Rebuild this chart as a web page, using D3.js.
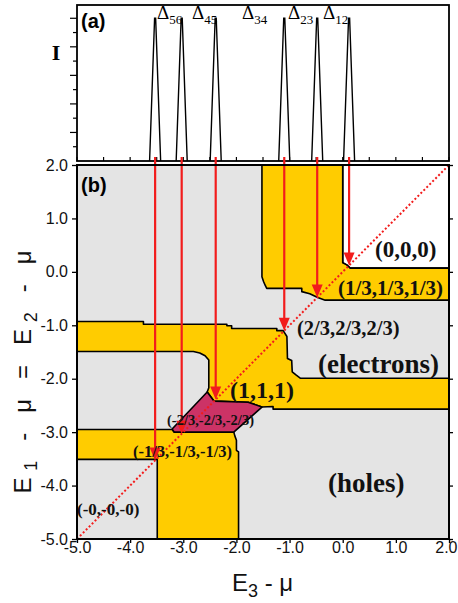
<!DOCTYPE html>
<html><head><meta charset="utf-8">
<script src="https://cdn.jsdelivr.net/npm/d3@7"></script>
<style>body{margin:0;background:#fff}svg{display:block}</style>
</head><body>
<div id="chart"></div>
<script>
// ---------- data ----------
const peakCenters = [-3.53, -3.03, -2.39, -1.10, -0.48, 0.12];   // E3 - mu of the peaks
const peakHeight = 1.0;
const peakHalfWidth = 0.104;
const peakLabels = ["56", "45", "34", "23", "12"];
const intensityTicks = [0.1,0.2,0.3,0.4,0.5,0.6,0.7,0.8,0.9,1.0];
const axisTicks = [-5, -4, -3, -2, -1, 0, 1, 2];
const halfTicks = [-5,-4.5,-4,-3.5,-3,-2.5,-2,-1.5,-1,-0.5,0,0.5,1,1.5,2];

const regionWhite = [[0,2],[2,2],[2,0.07],[0.14,0.07],[0.075,0.13],[0,0.17]];
const regionOneThird = [[-1.52,2],[0,2],[0,0.17],[0.075,0.13],[0.14,0.07],[2,0.07],[2,-0.53],
  [-0.33,-0.53],[-0.47,-0.48],[-0.62,-0.41],[-0.77,-0.37],[-0.77,-0.31],[-1.43,-0.31],
  [-1.46,-0.25],[-1.49,-0.18],[-1.52,-0.09]];
const regionTwoThirds = [[-5,-0.93],[-3.75,-0.93],[-3.75,-0.98],[-2.18,-0.98],[-2.18,-1.01],
  [-2.09,-1.01],[-2.09,-1.06],[-1.24,-1.06],[-1.24,-1.10],[-1.12,-1.10],[-1.05,-1.21],
  [-1.04,-1.62],[-0.96,-1.66],[-0.95,-1.87],[-0.88,-1.93],[-0.80,-1.99],[2,-1.99],[2,-2.57],
  [-1.31,-2.57],[-1.31,-2.52],[-1.52,-2.53],[-1.78,-2.44],[-2.42,-2.42],[-2.55,-2.25],
  [-2.52,-2.17],[-2.52,-1.65],[-2.59,-1.57],[-2.69,-1.52],[-2.81,-1.49],[-5,-1.49]];
const regionMinusTwoThirds = [[-2.55,-2.25],[-2.42,-2.42],[-1.78,-2.44],[-1.52,-2.53],
  [-2.05,-3.0],[-3.17,-3.0],[-3.21,-2.94]];
const regionMinusOneThird = [[-5,-2.95],[-3.21,-2.95],[-3.17,-3.0],[-2.05,-3.0],[-2.03,-3.07],
  [-2.0,-3.15],[-2.0,-3.34],[-1.96,-3.37],[-1.96,-5],[-3.49,-5],[-3.49,-3.51],[-5,-3.51]];

const regionLabels = ["(0,0,0)","(1/3,1/3,1/3)","(2/3,2/3,2/3)","(electrons)","(1,1,1)",
  "(-2/3,-2/3,-2/3)","(-1/3,-1/3,-1/3)","(-0,-0,-0)","(holes)"];

// ---------- layout ----------
const W = 458, H = 603;
const svg = d3.select("#chart").append("svg").attr("width", W).attr("height", H);
const x = d3.scaleLinear().domain([-5, 2]).range([77, 449]);
const yb = d3.scaleLinear().domain([-5, 2]).range([539, 165]);
const ya = d3.scaleLinear().domain([0, 1.093]).range([161, 5]);

const SANS = "'Liberation Sans', Arial, sans-serif";
const SERIF = "'Liberation Serif', 'Times New Roman', serif";
const RED = "#f21c1c", YEL = "#ffcc00", PINK = "#cc3366", GRAY = "#e4e4e4";

// ---------- panel (a) ----------
const ga = svg.append("g");
ga.append("rect").attr("x", 77).attr("y", 5).attr("width", 372).attr("height", 156)
  .attr("fill", "#fff");
const peakLine = d3.line().x(d => x(d[0])).y(d => ya(d[1]));
peakCenters.forEach(c => {
  ga.append("path")
    .attr("d", peakLine([[c - peakHalfWidth, 0], [c - 0.01, peakHeight], [c + 0.01, peakHeight], [c + peakHalfWidth, 0]]))
    .attr("fill", "none").attr("stroke", "#000").attr("stroke-width", 1.4);
});
// left ticks
intensityTicks.forEach((t, i) => {
  const major = (i % 2 === 1);
  ga.append("line").attr("x1", 77 - (major ? 7 : 4)).attr("x2", 77)
    .attr("y1", ya(t)).attr("y2", ya(t)).attr("stroke", "#000").attr("stroke-width", 1.2);
});
// bottom ticks pointing up
halfTicks.forEach(t => {
  ga.append("line").attr("x1", x(t)).attr("x2", x(t)).attr("y1", 161).attr("y2", 157)
    .attr("stroke", "#000").attr("stroke-width", 1.2);
});
ga.append("rect").attr("x", 77).attr("y", 5).attr("width", 372).attr("height", 156)
  .attr("fill", "none").attr("stroke", "#000").attr("stroke-width", 1.8);
ga.append("text").attr("x", 81).attr("y", 28).attr("font-family", SANS).attr("font-weight", "bold")
  .attr("font-size", 20).text("(a)");
ga.append("text").attr("x", 56).attr("y", 60).attr("text-anchor", "middle").attr("font-family", SERIF)
  .attr("font-weight", "bold").attr("font-size", 22).text("I");
// Delta labels (start x in px)
const deltaX = [157, 192, 242, 288, 323];
peakLabels.forEach((s, i) => {
  const t = ga.append("text").attr("x", deltaX[i]).attr("y", 19).attr("font-family", SERIF)
    .attr("font-size", 19);
  t.append("tspan").text("\u0394");
  t.append("tspan").attr("dy", 5).attr("font-size", 13).text(s);
});

// ---------- panel (b) ----------
const gb = svg.append("g");
gb.append("rect").attr("x", 77).attr("y", 165).attr("width", 372).attr("height", 374).attr("fill", GRAY);
const area = d3.line().x(d => x(d[0])).y(d => yb(d[1])).curve(d3.curveLinearClosed);
function region(pts, fill) {
  gb.append("path").attr("d", area(pts)).attr("fill", fill).attr("stroke", "#000")
    .attr("stroke-width", 1.6).attr("stroke-linejoin", "round");
}
region(regionWhite, "#fff");
region(regionOneThird, YEL);
region(regionTwoThirds, YEL);
region(regionMinusOneThird, YEL);
region(regionMinusTwoThirds, PINK);

// diagonal
gb.append("line").attr("x1", x(-5)).attr("y1", yb(-5)).attr("x2", x(2)).attr("y2", yb(2))
  .attr("stroke", RED).attr("stroke-width", 2).attr("stroke-dasharray", "2,2.2");

// arrows
peakCenters.forEach(c => {
  const tx = x(c), ty = yb(c);
  gb.append("line").attr("x1", tx).attr("x2", tx).attr("y1", 157).attr("y2", ty - 10)
    .attr("stroke", RED).attr("stroke-width", 2.2);
  gb.append("path").attr("d", `M${tx},${ty} L${tx - 5.5},${ty - 13} L${tx + 5.5},${ty - 13} Z`)
    .attr("fill", RED);
});

// region labels
const labelPos = [[375, 256.7, 23], [338, 295, 21], [297, 335, 20.5], [318, 373, 27], [230, 398, 24],
  [167, 425, 14.5], [133, 456.7, 16.5], [77, 515, 17], [328, 492, 27]];
regionLabels.forEach((s, i) => {
  const p = labelPos[i];
  gb.append("text").attr("x", p[0]).attr("y", p[1]).attr("font-family", SERIF)
    .attr("font-weight", "bold").attr("font-size", p[2]).attr("fill", "#111").text(s);
});
gb.append("text").attr("x", 81).attr("y", 192).attr("font-family", SANS).attr("font-weight", "bold")
  .attr("font-size", 20).text("(b)");

// frame
gb.append("rect").attr("x", 77).attr("y", 165).attr("width", 372).attr("height", 374)
  .attr("fill", "none").attr("stroke", "#000").attr("stroke-width", 2);

// axes
const fmt = d => d.toFixed(1);
const axL = svg.append("g").attr("transform", "translate(77,0)")
  .call(d3.axisLeft(yb).tickValues(axisTicks).tickFormat(fmt).tickSize(5).tickPadding(4));
const axB = svg.append("g").attr("transform", "translate(0,539)")
  .call(d3.axisBottom(x).tickValues(axisTicks).tickFormat(fmt).tickSize(4).tickPadding(-1));
const axR = svg.append("g").attr("transform", "translate(449,0)")
  .call(d3.axisRight(yb).tickValues(axisTicks).tickFormat("").tickSize(4));
[axL, axB, axR].forEach(a => {
  a.select(".domain").remove();
  a.selectAll("line").attr("stroke-width", 1.3);
  a.selectAll("text").attr("font-family", SANS).attr("font-size", 16).attr("fill", "#111");
});
// keep the last bottom label inside the picture
axB.selectAll(".tick").filter(d => d === 2).select("text")
  .attr("text-anchor", "end").attr("x", 457 - x(2));

// axis titles
const xt = svg.append("text").attr("x", 232).attr("y", 591).attr("font-family", SANS)
  .attr("font-size", 24).attr("fill", "#111");
xt.append("tspan").text("E");
xt.append("tspan").attr("dy", 6).attr("font-size", 18).text("3");
xt.append("tspan").attr("dy", -6).text(" - \u03bc");

const yt = svg.append("text").attr("transform", "translate(31,372) rotate(-90)")
  .attr("text-anchor", "middle").attr("font-family", SANS).attr("font-size", 24).attr("fill", "#111")
  .attr("textLength", 243).attr("lengthAdjust", "spacing");
yt.append("tspan").text("E");
yt.append("tspan").attr("dy", 6).attr("font-size", 18).text("1");
yt.append("tspan").attr("dy", -6).text(" - \u03bc = E");
yt.append("tspan").attr("dy", 6).attr("font-size", 18).text("2");
yt.append("tspan").attr("dy", -6).text(" - \u03bc");
</script>
</body></html>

════════════════

§ What you have to do
Search the lines for the string "chart" and copy every line that has it.

§ Answer to the task
Rebuild this chart as a web page, using D3.js.
<div id="chart"></div>
const svg = d3.select("#chart").append("svg").attr("width", W).attr("height", H);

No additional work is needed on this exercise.